Bob Dylan fans will find this sidebar a bit superfluous, because most of them have already written it for me. Dylanites will attend the long-awaited local premiere of D.A. Pennebaker's 1966 Eat the Document at Oak Street, ready to engage not only the movie but the way it accords with their hopes for it. The movie of their mind's eye features the poet-prick of Pennebaker's popular tour-vérité, Don't Look Back (1967). It captures the most frenetic moments from Columbia's recently reissued Bob Dylan Live 1966: The "Royal Albert Hall" Concert (The Bootleg Series Vol. 4). It is unfettered by that scourge of many a hippie rock-doc, the ululating Joan Baez. It realizes their vision of an event that Live 1966 liner-notes writer Tony Glover compared to Stravinsky's cataclysmic 1913 debut of The Rite of Spring.

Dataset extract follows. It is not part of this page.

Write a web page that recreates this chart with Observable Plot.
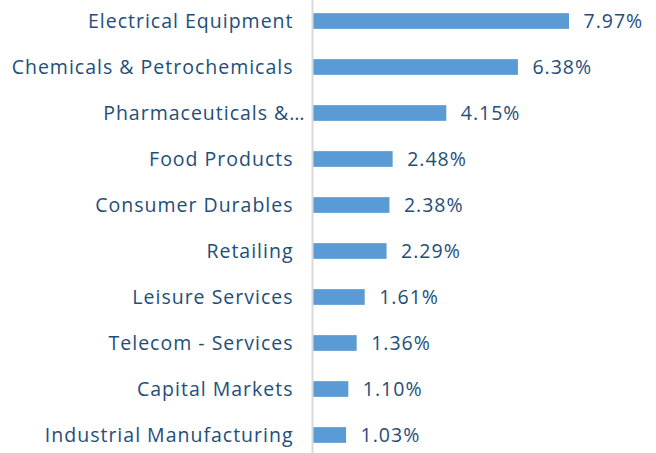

Or maybe Dylanites are wise enough to know when to expect to be let down. They are, after all, Dylanites. And Eat the Document is certainly a movie about blown expectations. I'm referring not only to Pennebaker's wonderful shots of unsatisfied customers leaving Dylan's Manchester shows with complaints that range from lucid disdain ("He's a traitor!") to polite disappointment ("He was a bit overamplified"). I'm referring to Dylan, too. No prick and rarely poetic, he soldiers through his besieged tour, battling homesickness, weakness, even sorrow. If you think he's being ironic when he turns to the camera and says, "I'm sorry for everything I've done. I hope to remedy it soon," you're no more right than I am for guessing he'd be delighted if his fairy godmother would step in with a magic carpet and two tickets to Yankee Stadium.

In other words, he's stranded--and, at times, so are we. If memorable rehearsal footage ultimately serves as an excuse to revisit the superior performances and sound quality of Live 1966, the cute-but-dull scenes with Johnny Cash at the piano or Robbie Robertson on acoustic guitar aren't sweet enough to send you back to Nashville Skyline or The Basement Tapes. Call me a Dylan-tante, but Eat the Document is cult fodder that transcends its cult appeal only when its hero stumbles, gets anxious, or otherwise subverts his air of beautiful cool, and Pennebaker finds himself unintentionally demystifying his own project. Which is probably how Pennebaker wanted it.

My favorite scene is an excruciatingly long car ride in which Dylan and John Lennon fail miserably to create some of the quipping magic Lennon had perfected in the Maysles Brothers' wonderful What's Happening! The Beatles in the U.S.A. The scene ends with Dylan hunched over, head in hands in a fit of sheer, beleaguered embarrassment, and Lennon over him yelling, "Pull yourself together, man! Chop chop money money!" We're supposed to think this is ironic, too--the consummate cynic mocking the industry conventions that Dylan and Pennebaker's art film are circumventing. But there's nothing ironic about Lennon's frustration; you wait for him to lean in and say, Listen, you little twerp, I gotta be in this thing too, so sit up and start making some Donovan jokes before these chumps run out of film. "Ballad of a Thin Man" isn't half as compelling.

 

Eat the Document screens at Oak Street Cinema on Thursday at 5:30, 7:00, and 8:20 p.m.